Maureen’s Follow-up questions: answered by DD

1.  This says FFW does not get all mushy–” since the fermented food waste still looks like food waste, not some unrecognizable slop which is what happens in the rotting/decomposing process)”.  My FFW gets fairly sloppy, so I wonder if I’m doing something wrong…

No, maybe not. Maybe so, If it sits out and air starts to rot it. It does get a little mushy over a month or months in the closed bucket. I stockpile FFW in buckets over the winter… just lazy.

2.  I understand that EM are in the bokashi-bran-starters, and then they feed on the FW. Do the EM multiply in the FFW? Are pure EMs created in the FFW process?

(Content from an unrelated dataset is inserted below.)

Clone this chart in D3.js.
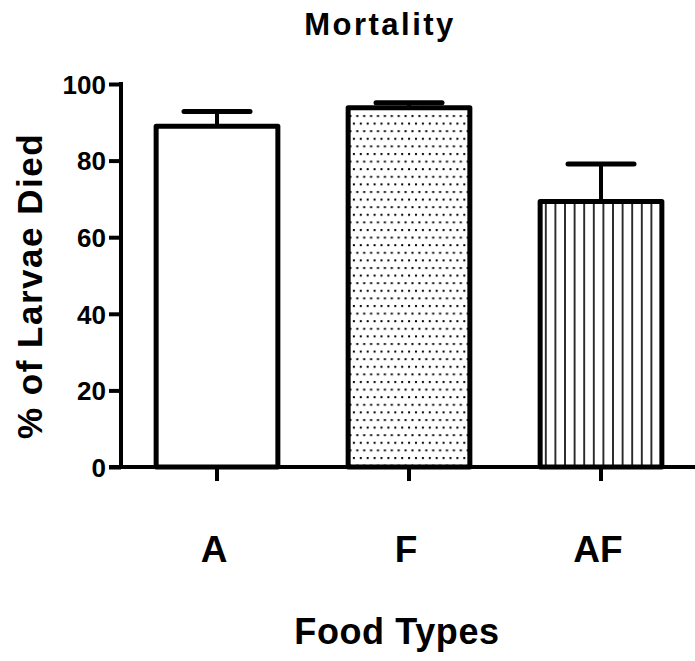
<!DOCTYPE html>
<html><head><meta charset="utf-8">
<script src="https://cdn.jsdelivr.net/npm/d3@7"></script>
<style>body{margin:0;background:#fff}svg{display:block}text{font-family:Arial,"Liberation Sans",sans-serif;font-weight:bold;fill:#000}</style>
</head><body>
<svg id="chart" width="695" height="661"></svg>
<script>
const categories = ["A", "F", "AF"];
const means = [89, 93.8, 69.3];
const errors = [3.8, 1.3, 9.8];
const patterns = ["none", "dots", "stripes"];
const yTicks = [0, 20, 40, 60, 80, 100];

const svg = d3.select("#chart");
const defs = svg.append("defs");

const dots = defs.append("pattern").attr("id", "dots").attr("patternUnits", "userSpaceOnUse")
  .attr("width", 6.9).attr("height", 15.2);
dots.append("rect").attr("x", 1).attr("y", 1).attr("width", 2).attr("height", 2).attr("fill", "#000");
dots.append("rect").attr("x", 4.4).attr("y", 8.6).attr("width", 2).attr("height", 2).attr("fill", "#000");

const stripes = defs.append("pattern").attr("id", "stripes").attr("patternUnits", "userSpaceOnUse")
  .attr("width", 9.6).attr("height", 10).attr("x", 157);
stripes.append("rect").attr("x", 4).attr("y", 0).attr("width", 1.6).attr("height", 10).attr("fill", "#000");

const x = d3.scaleBand().domain(categories).range([121, 697]).paddingInner(0.34).paddingOuter(0.17);
const y = d3.scaleLinear().domain([0, 100]).range([467, 84]);

// bars
const g = svg.append("g");
categories.forEach((c, i) => {
  const fill = patterns[i] === "none" ? "#fff" : `url(#${patterns[i]})`;
  const cx = x(c) + x.bandwidth() / 2;
  g.append("line").attr("x1", cx).attr("x2", cx).attr("y1", y(means[i])).attr("y2", y(means[i] + errors[i]))
    .attr("stroke", "#000").attr("stroke-width", 4);
  g.append("line").attr("x1", cx - 33).attr("x2", cx + 33).attr("y1", y(means[i] + errors[i])).attr("y2", y(means[i] + errors[i]))
    .attr("stroke", "#000").attr("stroke-width", 5).attr("stroke-linecap", "round");
  g.append("rect").attr("x", x(c) + 2.5).attr("y", y(means[i]))
    .attr("width", x.bandwidth() - 5).attr("height", y(0) - y(means[i]))
    .attr("fill", fill).attr("stroke", "#000").attr("stroke-width", 5).attr("stroke-linejoin", "round");
});

// y axis
const yAxis = svg.append("g").attr("transform", "translate(121,0)")
  .call(d3.axisLeft(y).tickValues(yTicks).tickSize(12).tickPadding(3).tickSizeOuter(0));
yAxis.select(".domain").attr("stroke-width", 4).attr("d", `M0,${y(100) - 2}V${y(0)}`);
yAxis.selectAll(".tick line").attr("stroke-width", 4);
yAxis.selectAll(".tick text").style("font-size", "26px").attr("dy", "0.36em")
  .attr("font-family", "Arial, Liberation Sans, sans-serif").attr("font-weight", "bold");

// x axis
const xAxis = svg.append("g").attr("transform", `translate(0,${y(0)})`)
  .call(d3.axisBottom(x).tickSize(14).tickSizeOuter(0).tickFormat(""));
xAxis.select(".domain").attr("stroke-width", 4).attr("d", "M109,0H697");
xAxis.selectAll(".tick line").attr("stroke-width", 4);

// category labels
svg.append("g").selectAll("text").data(categories).join("text")
  .attr("x", d => x(d) + x.bandwidth() / 2 - 3).attr("y", 562)
  .attr("text-anchor", "middle").style("font-size", "37px").text(d => d);

// titles
svg.append("text").attr("x", 380).attr("y", 35).attr("text-anchor", "middle")
  .style("font-size", "31px").style("letter-spacing", "2.5px").text("Mortality");
svg.append("text").attr("x", 397).attr("y", 644).attr("text-anchor", "middle")
  .style("font-size", "36px").style("letter-spacing", "0.6px").text("Food Types");
svg.append("text").attr("transform", "translate(42,286) rotate(-90)").attr("text-anchor", "middle")
  .style("font-size", "35px").style("letter-spacing", "1.5px").text("% of Larvae Died");
</script>
</body></html>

Effective microbes are many types of microbes in a solution.  “Pure EM’s”?    I don’t remember if they reproduce, I assume they do ….  I’m a little confused by your wording too though.  The term Shig uses is “more microbes are attracted”, “Other microbes come” or “Microbes are activated” or  “change their function” from bad to good.  Possibly the reproduce.  Shig may eventually respond to this.

3.  Why are there spigots on some bokashi buckets? What would someone do with that juice? Is the EM-bokashi-EM a continuous loop?

Yes for fertilizer. Super potent.  So water it down a lot!